Pius X was aware that something was seriously wrong, aware that the world was not truly hearing what the Catholic Church had to say — not that I’m claiming that a fair hearing would necessarily lead to mass conversions. For now, I claim only that Catholics and non-Catholics have much to teach each other. In any case, while Pius X was still a young man, John Henry Cardinal Newman was finishing up a productive life in which he’d helped to make possible a respectful self-critique of Catholic teachings and Catholic ways of speaking.
We’re in far better shape now. Pope John Paul II was open to modern empirical knowledge though I really don’t know if he had any serious knowledge of the specialized fields. Pope Benedict XVI is also open to modern empirical knowledge and has serious knowledge of at least medical biology. He’s also aware of the problems in a Catholic understanding of being that is not ‘broad’ enough given what we now know of the observable aspects of being in this universe — see Engaging the Thought of Pope Benedict XVI: Broadening the Scope of Human Reason. I’ve also made a respectful criticism of his speech at Regensburg — see Hellenistic Metaphysics is Too Small. In retrospect, I may have been a little unfair because he might have been simply noting the truth of Hellenistic metaphysics and not claiming that truth to be nearly rich enough to describe being as implied by modern empirical knowledge, gravitational theory and particle physics and quantum mechanics and transfinite set theory and random number theory and so forth.
Pius X saw some of the errors which had taken root outside of the Catholic ghetto, errors which were naturally enough seeding themselves inside the ghetto as well. The Fathers of Vatican II threw open many of the gates and doors of the ghetto, knowing that God doesn’t want us to protect our faith by isolating ourselves from the greater part of the human world. Catholics responded with the joy of children being released from a dreary school but remained inside, taking advantage of their freedom more often than not by developing unattractive forms of worship and by destroying many of their valuable institutions. Others left the ghettos as a first step in leaving the Catholic Church or even Christianity of any sort. Pope John Paul II reminded Catholics, and others who listened, that Jesus Christ had told us: “Do not be afraid.” Engage the world with open hearts and open minds.
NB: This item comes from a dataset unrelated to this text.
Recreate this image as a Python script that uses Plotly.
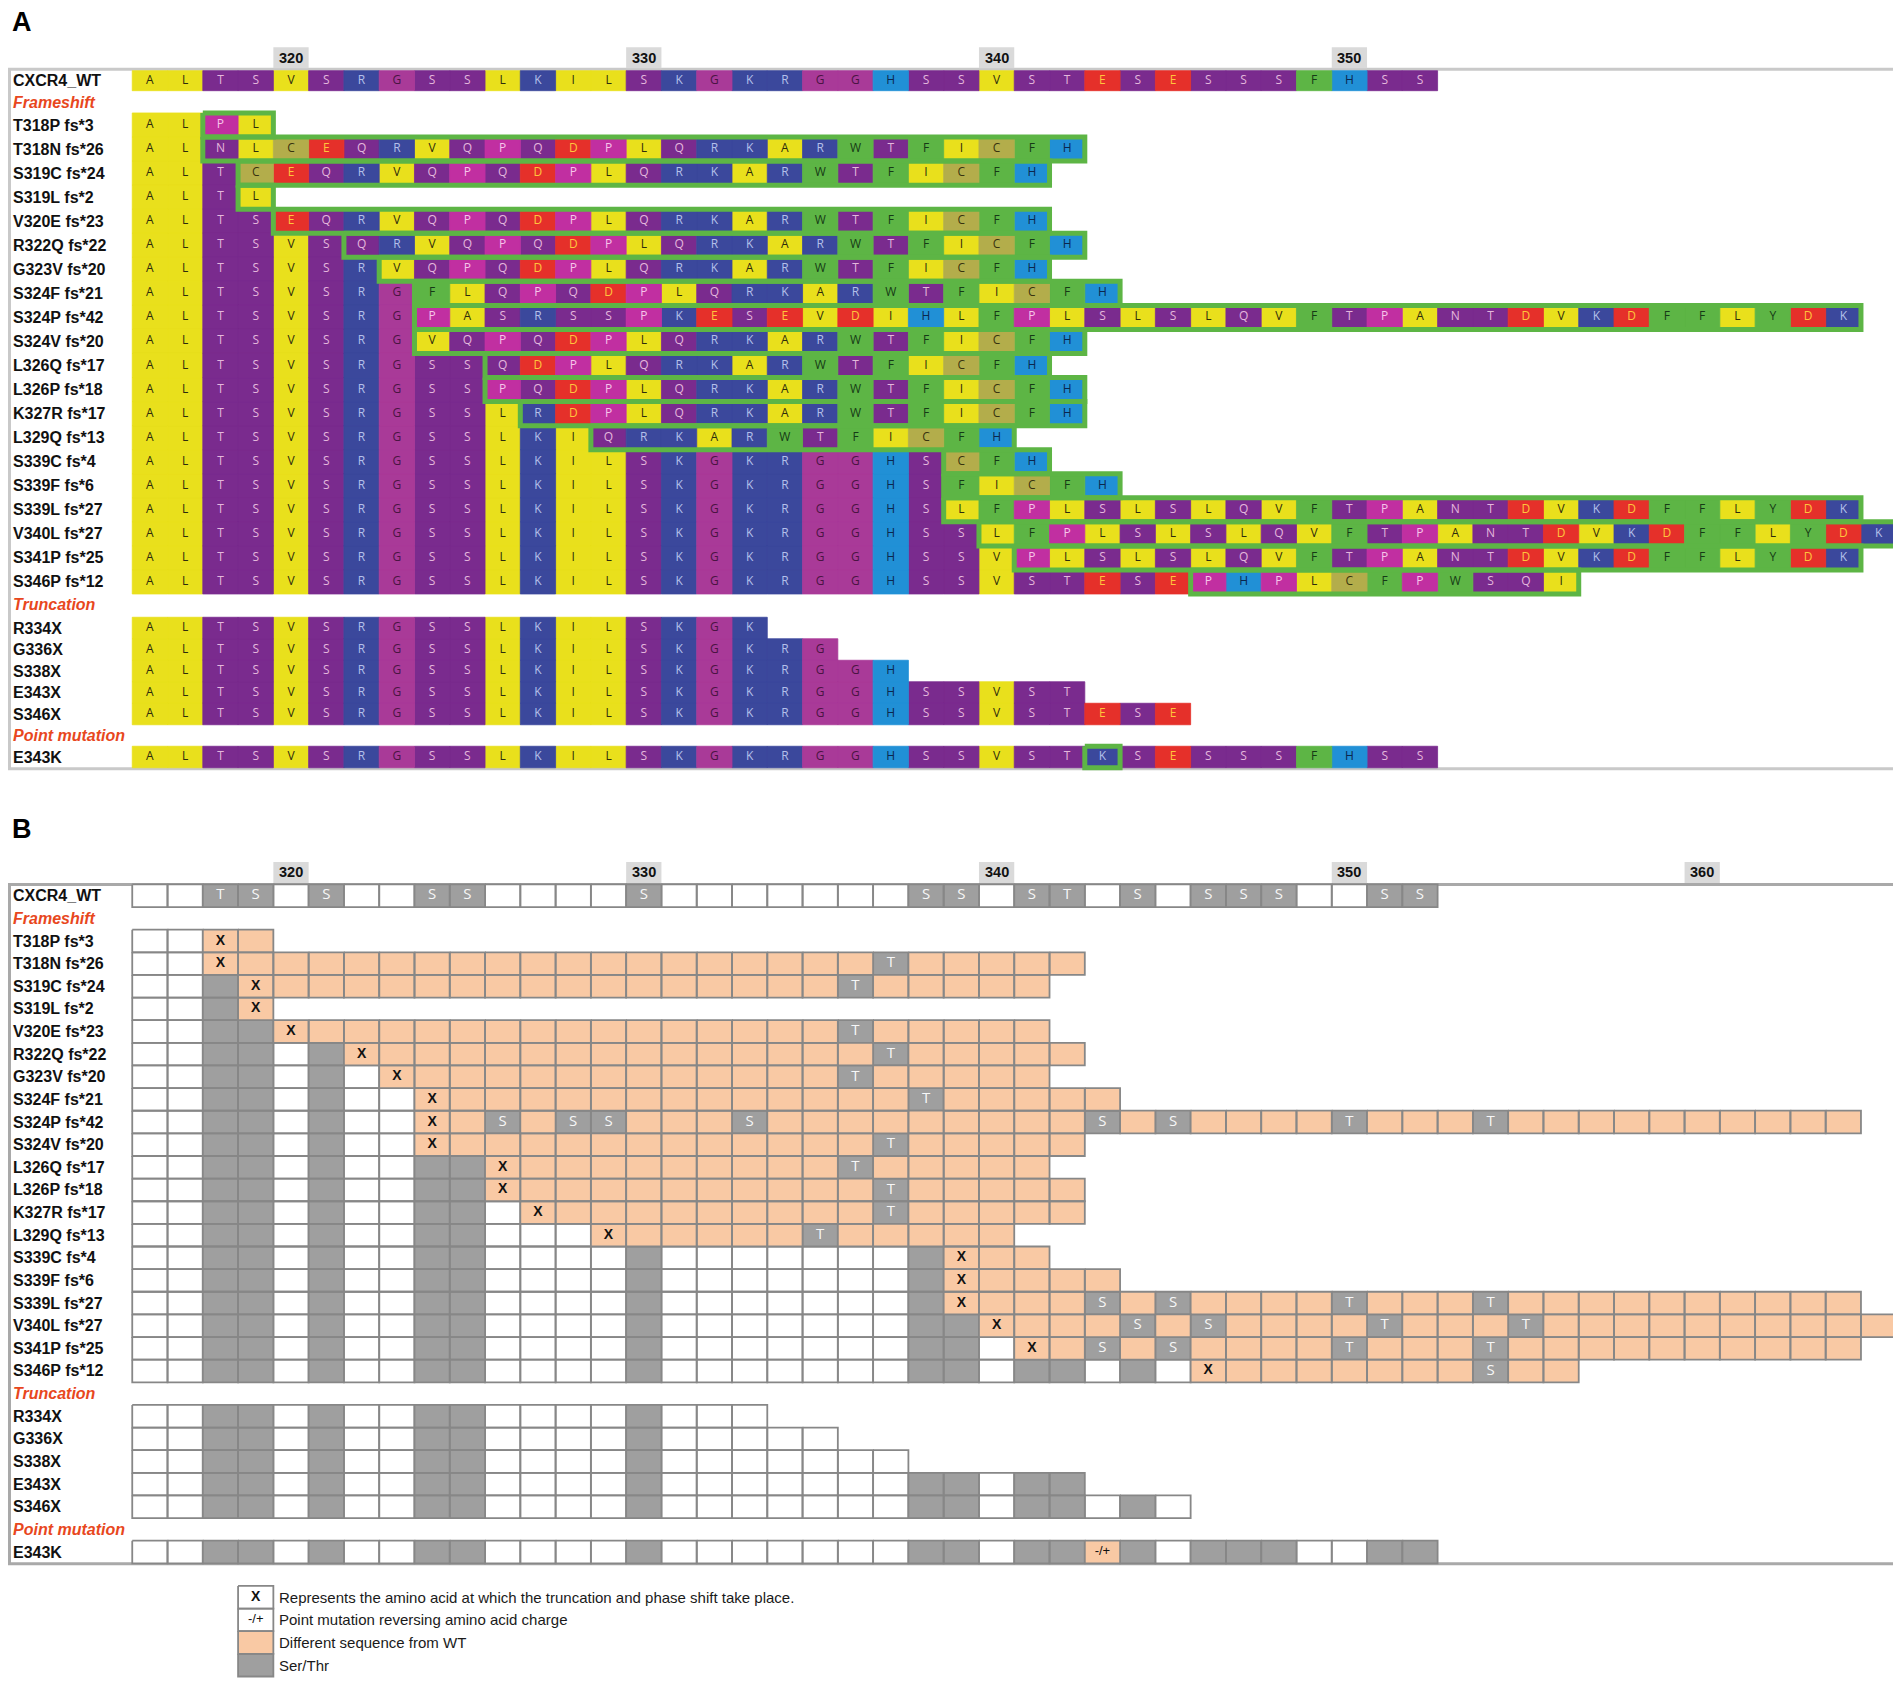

Pope Benedict XVI has developed a reputation as a reactionary in some circles, partly because he wants to stop some of the silly celebrations of those who’ve not yet found the faith or courage to leave the ghetto, but he’s also trying to nurture that faith and courage in at least Catholic intellectuals that they might leave the ghetto to engage the outside world in a respectful give-and-take.
Better times are on the way for Catholic thinkers but I don’t expect to see them arrive during my mortal years.